Source excerpt:

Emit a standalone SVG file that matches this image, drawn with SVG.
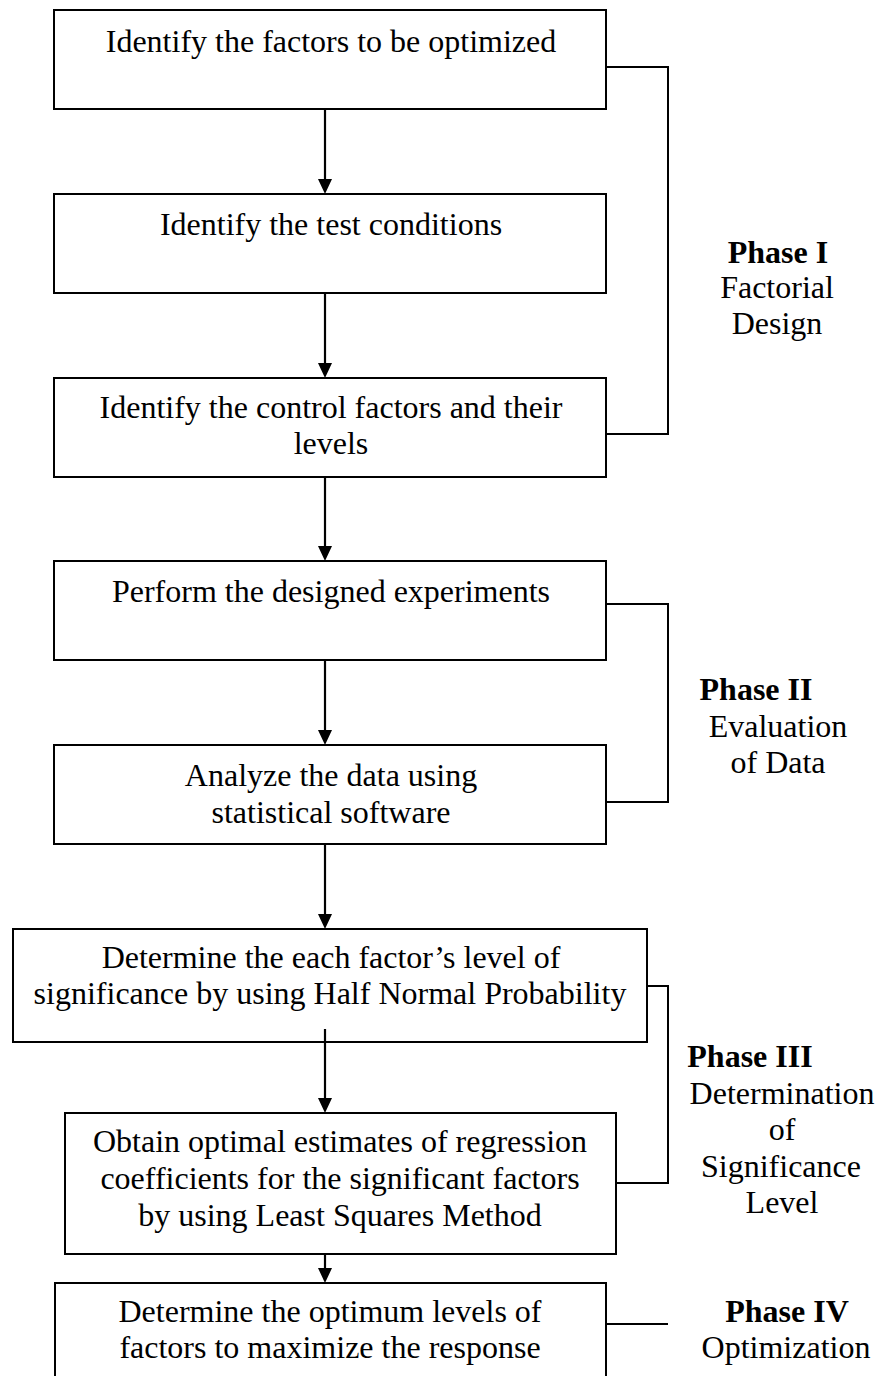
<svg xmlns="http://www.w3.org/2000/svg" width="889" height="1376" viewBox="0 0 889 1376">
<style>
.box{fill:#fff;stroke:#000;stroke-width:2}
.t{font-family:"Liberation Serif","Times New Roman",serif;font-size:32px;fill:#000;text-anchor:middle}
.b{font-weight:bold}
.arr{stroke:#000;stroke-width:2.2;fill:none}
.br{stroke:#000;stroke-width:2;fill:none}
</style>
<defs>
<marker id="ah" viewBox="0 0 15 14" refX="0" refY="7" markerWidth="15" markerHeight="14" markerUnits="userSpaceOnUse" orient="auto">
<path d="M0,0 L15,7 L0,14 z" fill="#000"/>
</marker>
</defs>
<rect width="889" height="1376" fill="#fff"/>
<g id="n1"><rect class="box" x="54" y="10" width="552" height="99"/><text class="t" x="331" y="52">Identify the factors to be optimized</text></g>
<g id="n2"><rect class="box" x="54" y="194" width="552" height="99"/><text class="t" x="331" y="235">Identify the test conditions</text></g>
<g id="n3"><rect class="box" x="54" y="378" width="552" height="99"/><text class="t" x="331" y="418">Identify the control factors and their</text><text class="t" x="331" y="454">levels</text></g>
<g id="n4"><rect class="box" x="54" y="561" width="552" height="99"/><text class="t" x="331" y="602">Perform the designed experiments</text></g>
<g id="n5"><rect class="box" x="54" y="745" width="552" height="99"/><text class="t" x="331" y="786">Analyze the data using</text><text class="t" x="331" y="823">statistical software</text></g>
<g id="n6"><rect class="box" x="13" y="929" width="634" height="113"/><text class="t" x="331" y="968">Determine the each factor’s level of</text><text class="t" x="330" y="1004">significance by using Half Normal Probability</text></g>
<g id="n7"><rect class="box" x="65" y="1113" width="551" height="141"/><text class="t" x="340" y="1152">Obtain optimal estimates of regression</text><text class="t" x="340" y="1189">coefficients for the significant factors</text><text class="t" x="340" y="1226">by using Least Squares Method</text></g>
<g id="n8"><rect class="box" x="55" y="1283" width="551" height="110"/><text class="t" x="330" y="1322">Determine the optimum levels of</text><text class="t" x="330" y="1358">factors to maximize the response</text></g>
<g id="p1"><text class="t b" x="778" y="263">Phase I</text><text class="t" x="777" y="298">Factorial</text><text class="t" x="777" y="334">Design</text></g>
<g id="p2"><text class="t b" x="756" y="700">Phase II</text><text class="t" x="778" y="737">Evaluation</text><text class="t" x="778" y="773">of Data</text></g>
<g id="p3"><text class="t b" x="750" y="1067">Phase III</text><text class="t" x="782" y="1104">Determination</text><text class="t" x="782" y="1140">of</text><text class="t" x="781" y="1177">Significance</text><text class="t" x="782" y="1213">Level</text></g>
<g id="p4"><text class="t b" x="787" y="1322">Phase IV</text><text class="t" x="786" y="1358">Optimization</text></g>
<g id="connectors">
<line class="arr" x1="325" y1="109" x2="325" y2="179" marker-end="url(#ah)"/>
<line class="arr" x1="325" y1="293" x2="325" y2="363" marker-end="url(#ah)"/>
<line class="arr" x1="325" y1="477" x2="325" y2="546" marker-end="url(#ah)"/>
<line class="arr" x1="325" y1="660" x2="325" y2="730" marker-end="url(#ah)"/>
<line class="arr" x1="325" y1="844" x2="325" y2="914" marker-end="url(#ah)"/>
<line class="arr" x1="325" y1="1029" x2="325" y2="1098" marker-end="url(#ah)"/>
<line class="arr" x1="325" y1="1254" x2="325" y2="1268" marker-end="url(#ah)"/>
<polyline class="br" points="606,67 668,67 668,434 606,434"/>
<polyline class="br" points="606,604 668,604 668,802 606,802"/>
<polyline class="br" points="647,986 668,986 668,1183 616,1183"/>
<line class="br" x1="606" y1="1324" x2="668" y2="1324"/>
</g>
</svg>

Objective:
The data above should be repeated exactly, minus any pictures.

Solution:
Emit a standalone SVG file that matches this image, drawn with SVG.
<svg xmlns="http://www.w3.org/2000/svg" width="889" height="1376" viewBox="0 0 889 1376">
<style>
.box{fill:#fff;stroke:#000;stroke-width:2}
.t{font-family:"Liberation Serif","Times New Roman",serif;font-size:32px;fill:#000;text-anchor:middle}
.b{font-weight:bold}
.arr{stroke:#000;stroke-width:2.2;fill:none}
.br{stroke:#000;stroke-width:2;fill:none}
</style>
<defs>
<marker id="ah" viewBox="0 0 15 14" refX="0" refY="7" markerWidth="15" markerHeight="14" markerUnits="userSpaceOnUse" orient="auto">
<path d="M0,0 L15,7 L0,14 z" fill="#000"/>
</marker>
</defs>
<rect width="889" height="1376" fill="#fff"/>
<g id="n1"><rect class="box" x="54" y="10" width="552" height="99"/><text class="t" x="331" y="52">Identify the factors to be optimized</text></g>
<g id="n2"><rect class="box" x="54" y="194" width="552" height="99"/><text class="t" x="331" y="235">Identify the test conditions</text></g>
<g id="n3"><rect class="box" x="54" y="378" width="552" height="99"/><text class="t" x="331" y="418">Identify the control factors and their</text><text class="t" x="331" y="454">levels</text></g>
<g id="n4"><rect class="box" x="54" y="561" width="552" height="99"/><text class="t" x="331" y="602">Perform the designed experiments</text></g>
<g id="n5"><rect class="box" x="54" y="745" width="552" height="99"/><text class="t" x="331" y="786">Analyze the data using</text><text class="t" x="331" y="823">statistical software</text></g>
<g id="n6"><rect class="box" x="13" y="929" width="634" height="113"/><text class="t" x="331" y="968">Determine the each factor’s level of</text><text class="t" x="330" y="1004">significance by using Half Normal Probability</text></g>
<g id="n7"><rect class="box" x="65" y="1113" width="551" height="141"/><text class="t" x="340" y="1152">Obtain optimal estimates of regression</text><text class="t" x="340" y="1189">coefficients for the significant factors</text><text class="t" x="340" y="1226">by using Least Squares Method</text></g>
<g id="n8"><rect class="box" x="55" y="1283" width="551" height="110"/><text class="t" x="330" y="1322">Determine the optimum levels of</text><text class="t" x="330" y="1358">factors to maximize the response</text></g>
<g id="p1"><text class="t b" x="778" y="263">Phase I</text><text class="t" x="777" y="298">Factorial</text><text class="t" x="777" y="334">Design</text></g>
<g id="p2"><text class="t b" x="756" y="700">Phase II</text><text class="t" x="778" y="737">Evaluation</text><text class="t" x="778" y="773">of Data</text></g>
<g id="p3"><text class="t b" x="750" y="1067">Phase III</text><text class="t" x="782" y="1104">Determination</text><text class="t" x="782" y="1140">of</text><text class="t" x="781" y="1177">Significance</text><text class="t" x="782" y="1213">Level</text></g>
<g id="p4"><text class="t b" x="787" y="1322">Phase IV</text><text class="t" x="786" y="1358">Optimization</text></g>
<g id="connectors">
<line class="arr" x1="325" y1="109" x2="325" y2="179" marker-end="url(#ah)"/>
<line class="arr" x1="325" y1="293" x2="325" y2="363" marker-end="url(#ah)"/>
<line class="arr" x1="325" y1="477" x2="325" y2="546" marker-end="url(#ah)"/>
<line class="arr" x1="325" y1="660" x2="325" y2="730" marker-end="url(#ah)"/>
<line class="arr" x1="325" y1="844" x2="325" y2="914" marker-end="url(#ah)"/>
<line class="arr" x1="325" y1="1029" x2="325" y2="1098" marker-end="url(#ah)"/>
<line class="arr" x1="325" y1="1254" x2="325" y2="1268" marker-end="url(#ah)"/>
<polyline class="br" points="606,67 668,67 668,434 606,434"/>
<polyline class="br" points="606,604 668,604 668,802 606,802"/>
<polyline class="br" points="647,986 668,986 668,1183 616,1183"/>
<line class="br" x1="606" y1="1324" x2="668" y2="1324"/>
</g>
</svg>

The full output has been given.